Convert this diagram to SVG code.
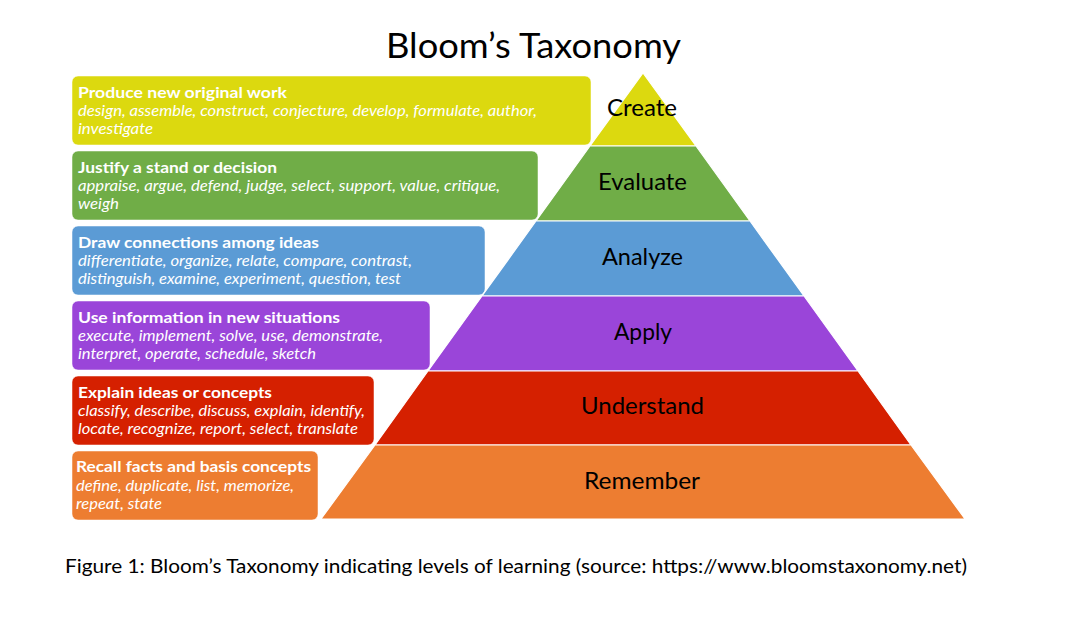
<svg xmlns="http://www.w3.org/2000/svg" width="1078" height="632" viewBox="0 0 1078 632">
<style>
text{font-family:Lato,"Open Sans","Liberation Sans",sans-serif}
.h{font-weight:bold;font-size:16px;fill:#fff}
.i{font-style:italic;font-size:15px;fill:#fff}
.lbl{font-size:23px;fill:#000;text-anchor:middle}
.box{stroke:#fff;stroke-opacity:0.5;stroke-width:1}
.band{stroke:#fff;stroke-width:1.2}
</style>
<rect width="1078" height="632" fill="#fff"/>
<text x="533.5" y="58" font-size="35" text-anchor="middle" textLength="295" lengthAdjust="spacingAndGlyphs" fill="#000">Bloom’s Taxonomy</text>
<g id="create">
<rect class="box" x="72" y="76" width="519" height="69" rx="6" fill="#DCD90F"/>
<polygon class="band" points="643,73 696,146 590,146" fill="#DCD90F"/>
<text class="lbl" x="642" y="116" textLength="70" lengthAdjust="spacingAndGlyphs">Create</text>
<text class="h" x="78" y="98" textLength="209" lengthAdjust="spacingAndGlyphs">Produce new original work</text>
<text class="i" x="78" y="115.5" textLength="459" lengthAdjust="spacingAndGlyphs">design, assemble, construct, conjecture, develop, formulate, author,</text>
<text class="i" x="78" y="133.5" textLength="75" lengthAdjust="spacingAndGlyphs">investigate</text>
</g>
<g id="evaluate">
<rect class="box" x="72" y="151" width="466" height="69" rx="6" fill="#70AD47"/>
<polygon class="band" points="590,146 696,146 750,221 536,221" fill="#70AD47"/>
<text class="lbl" x="642.5" y="190" textLength="89" lengthAdjust="spacingAndGlyphs">Evaluate</text>
<text class="h" x="78" y="173" textLength="199" lengthAdjust="spacingAndGlyphs">Justify a stand or decision</text>
<text class="i" x="78" y="190.5" textLength="422" lengthAdjust="spacingAndGlyphs">appraise, argue, defend, judge, select, support, value, critique,</text>
<text class="i" x="78" y="208.5" textLength="41" lengthAdjust="spacingAndGlyphs">weigh</text>
</g>
<g id="analyze">
<rect class="box" x="72" y="226" width="413" height="69" rx="6" fill="#5B9BD5"/>
<polygon class="band" points="536,221 750,221 804,296 482,296" fill="#5B9BD5"/>
<text class="lbl" x="642.5" y="265" textLength="81" lengthAdjust="spacingAndGlyphs">Analyze</text>
<text class="h" x="78" y="248" textLength="241" lengthAdjust="spacingAndGlyphs">Draw connections among ideas</text>
<text class="i" x="78" y="265.5" textLength="334" lengthAdjust="spacingAndGlyphs">differentiate, organize, relate, compare, contrast,</text>
<text class="i" x="78" y="283.5" textLength="323" lengthAdjust="spacingAndGlyphs">distinguish, examine, experiment, question, test</text>
</g>
<g id="apply">
<rect class="box" x="72" y="301" width="358" height="69" rx="6" fill="#9A45D9"/>
<polygon class="band" points="482,296 804,296 858,371 428,371" fill="#9A45D9"/>
<text class="lbl" x="643" y="340" textLength="58" lengthAdjust="spacingAndGlyphs">Apply</text>
<text class="h" x="78" y="323" textLength="262" lengthAdjust="spacingAndGlyphs">Use information in new situations</text>
<text class="i" x="78" y="340.5" textLength="305" lengthAdjust="spacingAndGlyphs">execute, implement, solve, use, demonstrate,</text>
<text class="i" x="78" y="358.5" textLength="238" lengthAdjust="spacingAndGlyphs">interpret, operate, schedule, sketch</text>
</g>
<g id="understand">
<rect class="box" x="72" y="376" width="302" height="69" rx="6" fill="#D52000"/>
<polygon class="band" points="428,371 858,371 911,445 375,445" fill="#D52000"/>
<text class="lbl" x="642.5" y="414" textLength="123" lengthAdjust="spacingAndGlyphs">Understand</text>
<text class="h" x="78" y="398" textLength="194" lengthAdjust="spacingAndGlyphs">Explain ideas or concepts</text>
<text class="i" x="78" y="415.5" textLength="287" lengthAdjust="spacingAndGlyphs">classify, describe, discuss, explain, identify,</text>
<text class="i" x="78" y="433.5" textLength="280" lengthAdjust="spacingAndGlyphs">locate, recognize, report, select, translate</text>
</g>
<g id="remember">
<rect class="box" x="72" y="451" width="246" height="69" rx="6" fill="#ED7D31"/>
<polygon class="band" points="375,445 911,445 965,519 321,519" fill="#ED7D31"/>
<text class="lbl" x="642" y="489" textLength="116" lengthAdjust="spacingAndGlyphs">Remember</text>
<text class="h" x="76" y="472" textLength="235" lengthAdjust="spacingAndGlyphs">Recall facts and basis concepts</text>
<text class="i" x="76" y="490.5" textLength="218" lengthAdjust="spacingAndGlyphs">define, duplicate, list, memorize,</text>
<text class="i" x="76" y="508.5" textLength="86" lengthAdjust="spacingAndGlyphs">repeat, state</text>
</g>
<g id="connectors"></g>
<text x="65" y="573" font-size="19.5" textLength="902" lengthAdjust="spacingAndGlyphs" fill="#000">Figure 1: Bloom’s Taxonomy indicating levels of learning (source: https://www.bloomstaxonomy.net)</text>
</svg>
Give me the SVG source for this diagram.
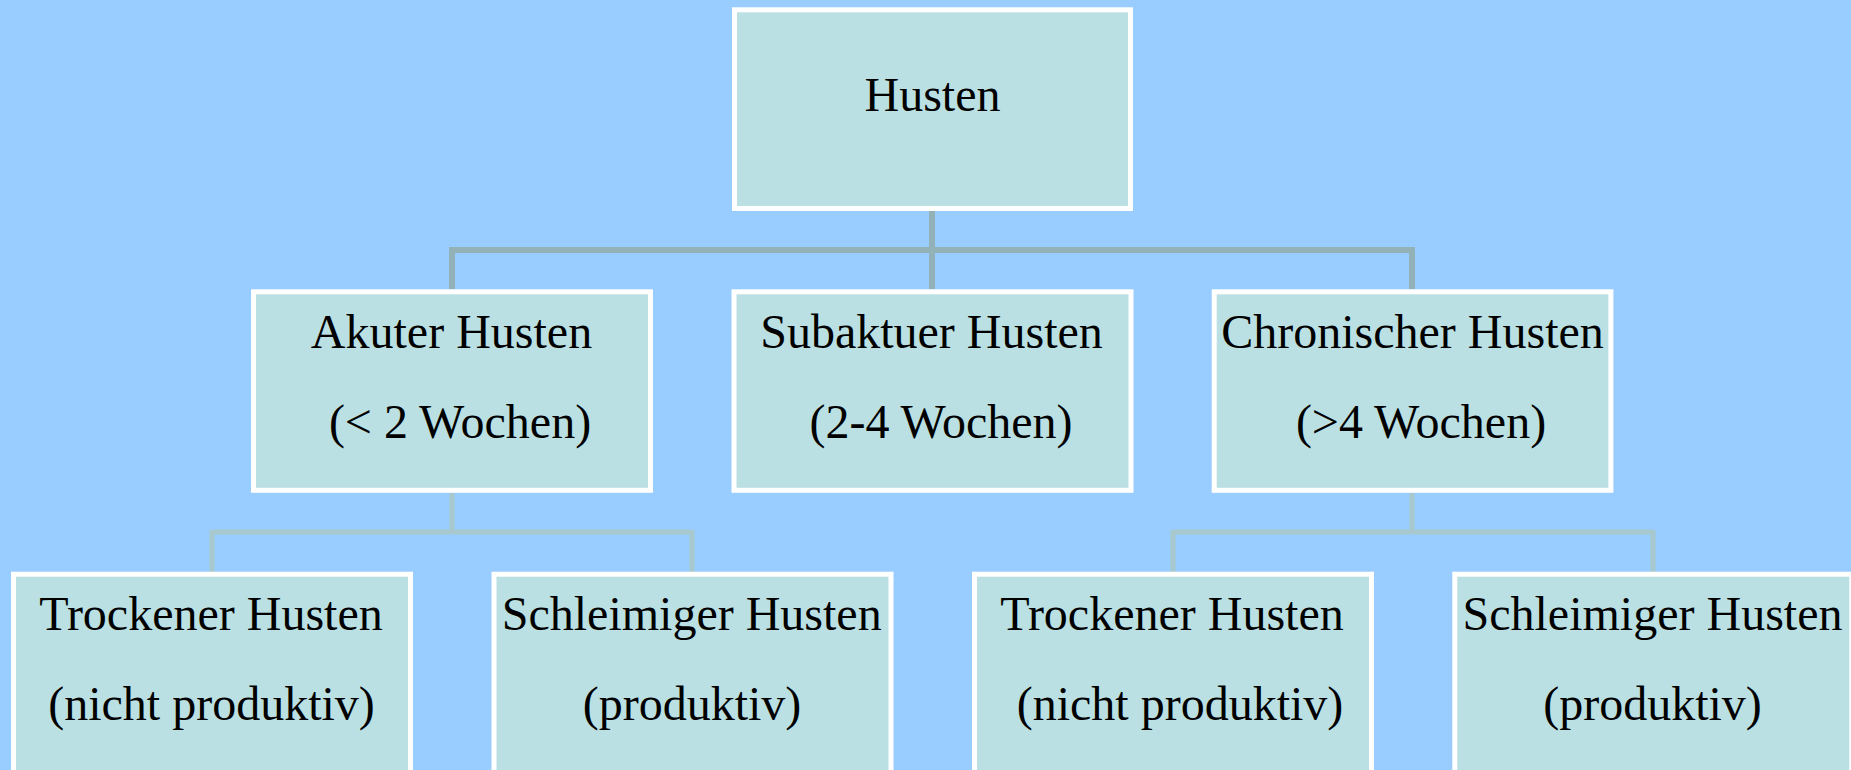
•••
→ **Prompt**
All of the lines above should be retyped precisely, apart from the pictures.

→ **Task answer**
Convert this diagram to SVG code.
<svg xmlns="http://www.w3.org/2000/svg" width="1078" height="632" viewBox="0 0 1078 632">
<style>
text{font-family:Lato,"Open Sans","Liberation Sans",sans-serif}
.h{font-weight:bold;font-size:16px;fill:#fff}
.i{font-style:italic;font-size:15px;fill:#fff}
.lbl{font-size:23px;fill:#000;text-anchor:middle}
.box{stroke:#fff;stroke-opacity:0.5;stroke-width:1}
.band{stroke:#fff;stroke-width:1.2}
</style>
<rect width="1078" height="632" fill="#fff"/>
<text x="533.5" y="58" font-size="35" text-anchor="middle" textLength="295" lengthAdjust="spacingAndGlyphs" fill="#000">Bloom’s Taxonomy</text>
<g id="create">
<rect class="box" x="72" y="76" width="519" height="69" rx="6" fill="#DCD90F"/>
<polygon class="band" points="643,73 696,146 590,146" fill="#DCD90F"/>
<text class="lbl" x="642" y="116" textLength="70" lengthAdjust="spacingAndGlyphs">Create</text>
<text class="h" x="78" y="98" textLength="209" lengthAdjust="spacingAndGlyphs">Produce new original work</text>
<text class="i" x="78" y="115.5" textLength="459" lengthAdjust="spacingAndGlyphs">design, assemble, construct, conjecture, develop, formulate, author,</text>
<text class="i" x="78" y="133.5" textLength="75" lengthAdjust="spacingAndGlyphs">investigate</text>
</g>
<g id="evaluate">
<rect class="box" x="72" y="151" width="466" height="69" rx="6" fill="#70AD47"/>
<polygon class="band" points="590,146 696,146 750,221 536,221" fill="#70AD47"/>
<text class="lbl" x="642.5" y="190" textLength="89" lengthAdjust="spacingAndGlyphs">Evaluate</text>
<text class="h" x="78" y="173" textLength="199" lengthAdjust="spacingAndGlyphs">Justify a stand or decision</text>
<text class="i" x="78" y="190.5" textLength="422" lengthAdjust="spacingAndGlyphs">appraise, argue, defend, judge, select, support, value, critique,</text>
<text class="i" x="78" y="208.5" textLength="41" lengthAdjust="spacingAndGlyphs">weigh</text>
</g>
<g id="analyze">
<rect class="box" x="72" y="226" width="413" height="69" rx="6" fill="#5B9BD5"/>
<polygon class="band" points="536,221 750,221 804,296 482,296" fill="#5B9BD5"/>
<text class="lbl" x="642.5" y="265" textLength="81" lengthAdjust="spacingAndGlyphs">Analyze</text>
<text class="h" x="78" y="248" textLength="241" lengthAdjust="spacingAndGlyphs">Draw connections among ideas</text>
<text class="i" x="78" y="265.5" textLength="334" lengthAdjust="spacingAndGlyphs">differentiate, organize, relate, compare, contrast,</text>
<text class="i" x="78" y="283.5" textLength="323" lengthAdjust="spacingAndGlyphs">distinguish, examine, experiment, question, test</text>
</g>
<g id="apply">
<rect class="box" x="72" y="301" width="358" height="69" rx="6" fill="#9A45D9"/>
<polygon class="band" points="482,296 804,296 858,371 428,371" fill="#9A45D9"/>
<text class="lbl" x="643" y="340" textLength="58" lengthAdjust="spacingAndGlyphs">Apply</text>
<text class="h" x="78" y="323" textLength="262" lengthAdjust="spacingAndGlyphs">Use information in new situations</text>
<text class="i" x="78" y="340.5" textLength="305" lengthAdjust="spacingAndGlyphs">execute, implement, solve, use, demonstrate,</text>
<text class="i" x="78" y="358.5" textLength="238" lengthAdjust="spacingAndGlyphs">interpret, operate, schedule, sketch</text>
</g>
<g id="understand">
<rect class="box" x="72" y="376" width="302" height="69" rx="6" fill="#D52000"/>
<polygon class="band" points="428,371 858,371 911,445 375,445" fill="#D52000"/>
<text class="lbl" x="642.5" y="414" textLength="123" lengthAdjust="spacingAndGlyphs">Understand</text>
<text class="h" x="78" y="398" textLength="194" lengthAdjust="spacingAndGlyphs">Explain ideas or concepts</text>
<text class="i" x="78" y="415.5" textLength="287" lengthAdjust="spacingAndGlyphs">classify, describe, discuss, explain, identify,</text>
<text class="i" x="78" y="433.5" textLength="280" lengthAdjust="spacingAndGlyphs">locate, recognize, report, select, translate</text>
</g>
<g id="remember">
<rect class="box" x="72" y="451" width="246" height="69" rx="6" fill="#ED7D31"/>
<polygon class="band" points="375,445 911,445 965,519 321,519" fill="#ED7D31"/>
<text class="lbl" x="642" y="489" textLength="116" lengthAdjust="spacingAndGlyphs">Remember</text>
<text class="h" x="76" y="472" textLength="235" lengthAdjust="spacingAndGlyphs">Recall facts and basis concepts</text>
<text class="i" x="76" y="490.5" textLength="218" lengthAdjust="spacingAndGlyphs">define, duplicate, list, memorize,</text>
<text class="i" x="76" y="508.5" textLength="86" lengthAdjust="spacingAndGlyphs">repeat, state</text>
</g>
<g id="connectors"></g>
<text x="65" y="573" font-size="19.5" textLength="902" lengthAdjust="spacingAndGlyphs" fill="#000">Figure 1: Bloom’s Taxonomy indicating levels of learning (source: https://www.bloomstaxonomy.net)</text>
</svg>
Give me the SVG source for this diagram.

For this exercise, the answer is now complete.